DESCRIPTION OF THE TASK ▸ Work out how many lines of the records contain "this". Answer with the number and nothing else.

[Rows from a dataset of charts and code]
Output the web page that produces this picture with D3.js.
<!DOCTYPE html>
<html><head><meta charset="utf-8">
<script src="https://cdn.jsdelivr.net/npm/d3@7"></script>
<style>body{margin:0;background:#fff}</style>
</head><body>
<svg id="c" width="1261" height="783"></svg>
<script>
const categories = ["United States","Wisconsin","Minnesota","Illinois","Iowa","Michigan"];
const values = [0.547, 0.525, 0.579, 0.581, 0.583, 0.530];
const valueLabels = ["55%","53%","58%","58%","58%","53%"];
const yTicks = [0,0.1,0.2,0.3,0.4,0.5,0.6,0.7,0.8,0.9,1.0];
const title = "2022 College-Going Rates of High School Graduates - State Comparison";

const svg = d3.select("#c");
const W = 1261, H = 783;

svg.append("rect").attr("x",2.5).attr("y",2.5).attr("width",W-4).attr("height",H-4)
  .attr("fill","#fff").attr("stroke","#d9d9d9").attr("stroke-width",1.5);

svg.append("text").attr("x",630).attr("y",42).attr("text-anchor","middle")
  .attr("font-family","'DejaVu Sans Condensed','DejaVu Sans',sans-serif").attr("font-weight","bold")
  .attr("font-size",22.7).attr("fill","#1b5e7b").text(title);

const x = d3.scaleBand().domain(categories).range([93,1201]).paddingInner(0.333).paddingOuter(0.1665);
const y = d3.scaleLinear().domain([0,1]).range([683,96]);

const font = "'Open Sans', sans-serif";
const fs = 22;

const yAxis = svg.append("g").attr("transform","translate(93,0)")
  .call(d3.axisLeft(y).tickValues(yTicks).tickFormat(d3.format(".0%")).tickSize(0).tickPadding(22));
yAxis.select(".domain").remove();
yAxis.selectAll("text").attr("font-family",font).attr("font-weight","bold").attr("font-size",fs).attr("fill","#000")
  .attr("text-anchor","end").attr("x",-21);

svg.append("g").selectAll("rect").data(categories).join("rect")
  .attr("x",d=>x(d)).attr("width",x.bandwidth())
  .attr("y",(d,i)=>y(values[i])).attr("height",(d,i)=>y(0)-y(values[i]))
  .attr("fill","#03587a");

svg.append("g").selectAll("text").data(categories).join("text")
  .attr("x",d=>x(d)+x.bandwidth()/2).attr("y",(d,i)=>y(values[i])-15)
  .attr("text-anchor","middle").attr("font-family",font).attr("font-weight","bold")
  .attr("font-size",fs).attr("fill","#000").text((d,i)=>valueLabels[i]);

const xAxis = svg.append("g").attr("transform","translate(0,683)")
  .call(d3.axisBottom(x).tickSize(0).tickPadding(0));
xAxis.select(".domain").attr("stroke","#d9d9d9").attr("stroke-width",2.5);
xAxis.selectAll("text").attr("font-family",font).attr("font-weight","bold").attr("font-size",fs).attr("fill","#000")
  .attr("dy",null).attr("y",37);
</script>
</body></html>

* * *

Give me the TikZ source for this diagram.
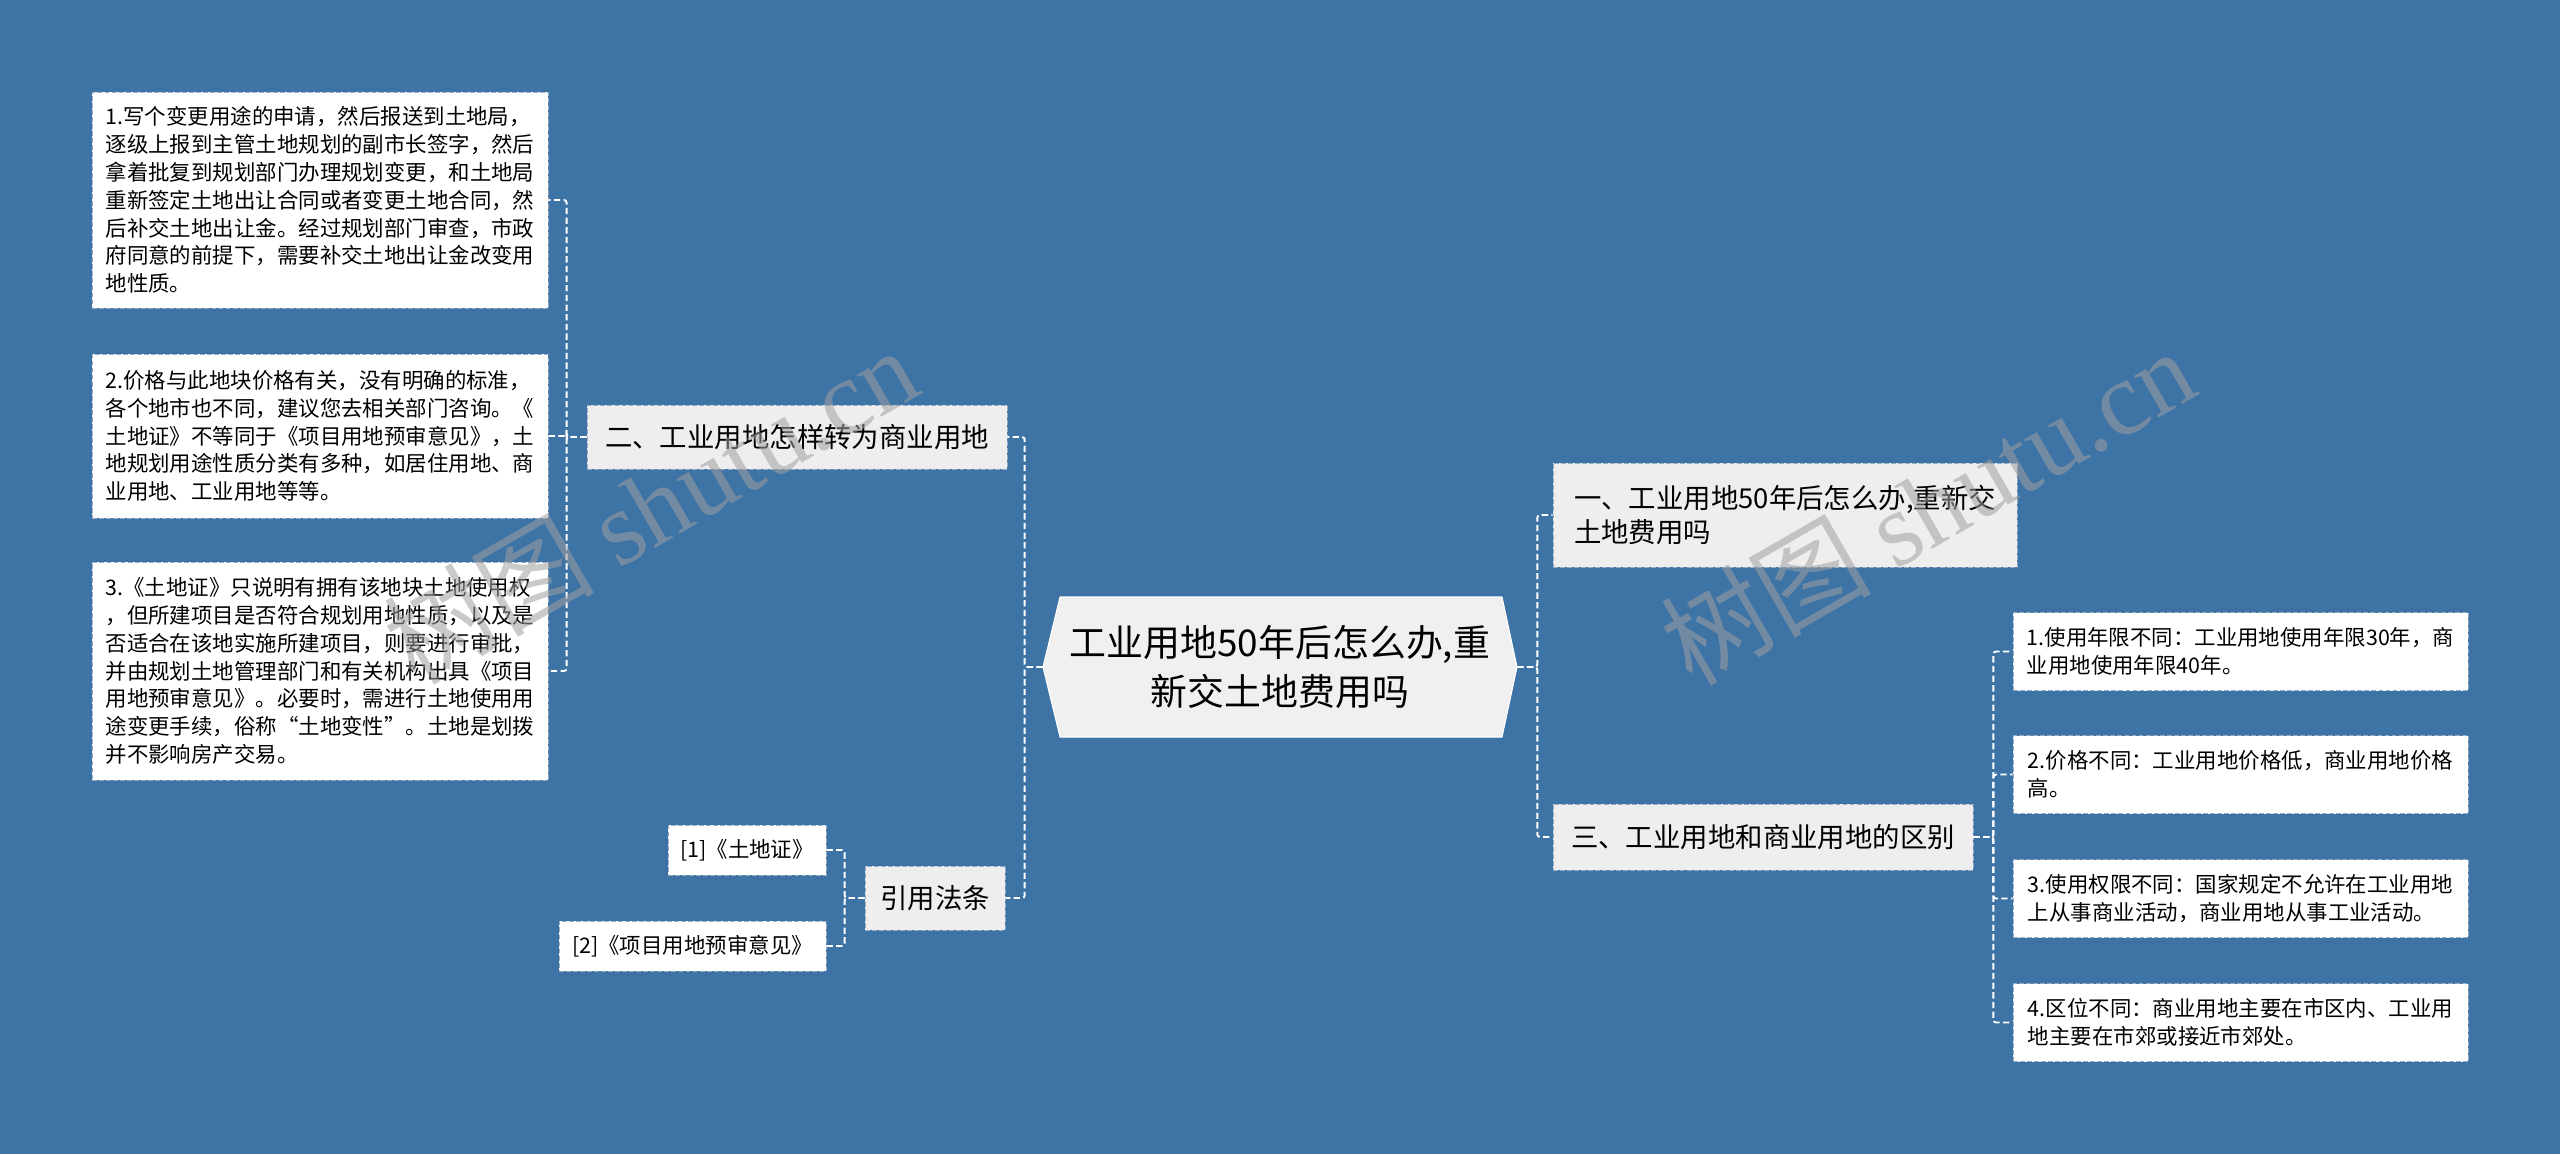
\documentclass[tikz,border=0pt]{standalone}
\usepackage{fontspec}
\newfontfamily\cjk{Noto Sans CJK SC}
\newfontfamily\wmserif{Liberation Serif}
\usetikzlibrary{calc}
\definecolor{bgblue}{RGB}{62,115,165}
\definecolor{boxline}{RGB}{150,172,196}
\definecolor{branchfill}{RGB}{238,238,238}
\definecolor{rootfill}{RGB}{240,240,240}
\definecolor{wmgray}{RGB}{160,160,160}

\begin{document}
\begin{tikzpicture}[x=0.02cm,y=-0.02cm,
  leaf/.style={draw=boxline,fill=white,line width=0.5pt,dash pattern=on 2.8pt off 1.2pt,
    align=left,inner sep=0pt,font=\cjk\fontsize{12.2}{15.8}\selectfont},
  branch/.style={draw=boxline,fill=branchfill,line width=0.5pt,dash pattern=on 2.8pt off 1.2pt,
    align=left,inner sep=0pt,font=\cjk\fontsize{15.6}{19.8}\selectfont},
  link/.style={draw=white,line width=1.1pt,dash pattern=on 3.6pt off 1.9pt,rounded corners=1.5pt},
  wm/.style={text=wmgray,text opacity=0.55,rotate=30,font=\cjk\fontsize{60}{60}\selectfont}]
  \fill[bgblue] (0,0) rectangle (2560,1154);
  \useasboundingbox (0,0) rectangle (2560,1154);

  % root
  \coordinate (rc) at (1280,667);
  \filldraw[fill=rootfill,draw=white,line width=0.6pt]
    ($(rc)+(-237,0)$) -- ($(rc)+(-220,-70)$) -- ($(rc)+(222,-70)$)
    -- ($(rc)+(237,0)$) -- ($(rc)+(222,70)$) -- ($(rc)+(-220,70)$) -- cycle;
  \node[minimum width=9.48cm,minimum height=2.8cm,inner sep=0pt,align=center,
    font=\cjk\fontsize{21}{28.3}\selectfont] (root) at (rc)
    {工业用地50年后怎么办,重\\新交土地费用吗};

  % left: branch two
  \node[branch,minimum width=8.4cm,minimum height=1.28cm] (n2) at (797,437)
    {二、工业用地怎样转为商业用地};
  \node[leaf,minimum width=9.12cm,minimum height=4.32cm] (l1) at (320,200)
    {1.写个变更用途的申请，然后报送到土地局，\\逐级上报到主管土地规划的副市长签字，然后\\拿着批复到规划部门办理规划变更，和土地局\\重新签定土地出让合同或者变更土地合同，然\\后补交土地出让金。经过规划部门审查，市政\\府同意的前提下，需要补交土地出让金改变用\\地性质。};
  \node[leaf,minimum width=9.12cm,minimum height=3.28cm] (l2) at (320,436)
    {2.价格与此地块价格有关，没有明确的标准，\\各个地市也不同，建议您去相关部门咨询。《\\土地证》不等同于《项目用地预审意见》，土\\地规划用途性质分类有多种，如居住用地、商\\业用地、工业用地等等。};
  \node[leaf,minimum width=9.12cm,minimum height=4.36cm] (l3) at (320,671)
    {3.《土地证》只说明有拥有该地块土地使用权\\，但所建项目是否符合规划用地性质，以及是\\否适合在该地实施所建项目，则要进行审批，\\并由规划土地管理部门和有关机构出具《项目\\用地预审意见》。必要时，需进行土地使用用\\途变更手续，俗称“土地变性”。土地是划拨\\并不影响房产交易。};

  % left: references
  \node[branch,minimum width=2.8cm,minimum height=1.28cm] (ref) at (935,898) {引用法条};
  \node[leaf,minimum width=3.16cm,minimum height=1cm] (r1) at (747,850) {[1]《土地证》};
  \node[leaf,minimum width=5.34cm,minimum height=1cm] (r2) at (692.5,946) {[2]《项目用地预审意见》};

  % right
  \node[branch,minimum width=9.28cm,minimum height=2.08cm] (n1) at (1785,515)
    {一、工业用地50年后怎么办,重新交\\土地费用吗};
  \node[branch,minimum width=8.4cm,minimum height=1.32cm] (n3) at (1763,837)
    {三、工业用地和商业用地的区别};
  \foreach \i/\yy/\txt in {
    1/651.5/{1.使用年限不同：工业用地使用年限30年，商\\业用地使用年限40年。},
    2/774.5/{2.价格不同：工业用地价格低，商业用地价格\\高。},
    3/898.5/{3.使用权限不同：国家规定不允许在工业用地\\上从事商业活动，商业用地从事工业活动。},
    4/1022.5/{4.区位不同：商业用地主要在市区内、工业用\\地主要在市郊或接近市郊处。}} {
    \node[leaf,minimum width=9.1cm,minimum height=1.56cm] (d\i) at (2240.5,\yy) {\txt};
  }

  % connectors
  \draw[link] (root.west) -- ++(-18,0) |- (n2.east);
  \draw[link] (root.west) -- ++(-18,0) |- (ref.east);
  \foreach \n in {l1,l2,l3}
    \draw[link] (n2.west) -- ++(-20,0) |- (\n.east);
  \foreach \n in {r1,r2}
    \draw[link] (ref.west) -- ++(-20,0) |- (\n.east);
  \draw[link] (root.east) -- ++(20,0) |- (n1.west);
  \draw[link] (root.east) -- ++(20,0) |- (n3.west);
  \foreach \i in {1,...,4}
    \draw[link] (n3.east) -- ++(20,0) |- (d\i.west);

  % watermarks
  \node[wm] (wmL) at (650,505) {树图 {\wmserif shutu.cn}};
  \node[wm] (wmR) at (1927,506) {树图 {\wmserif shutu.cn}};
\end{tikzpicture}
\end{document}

ANSWER BELOW ▸ 2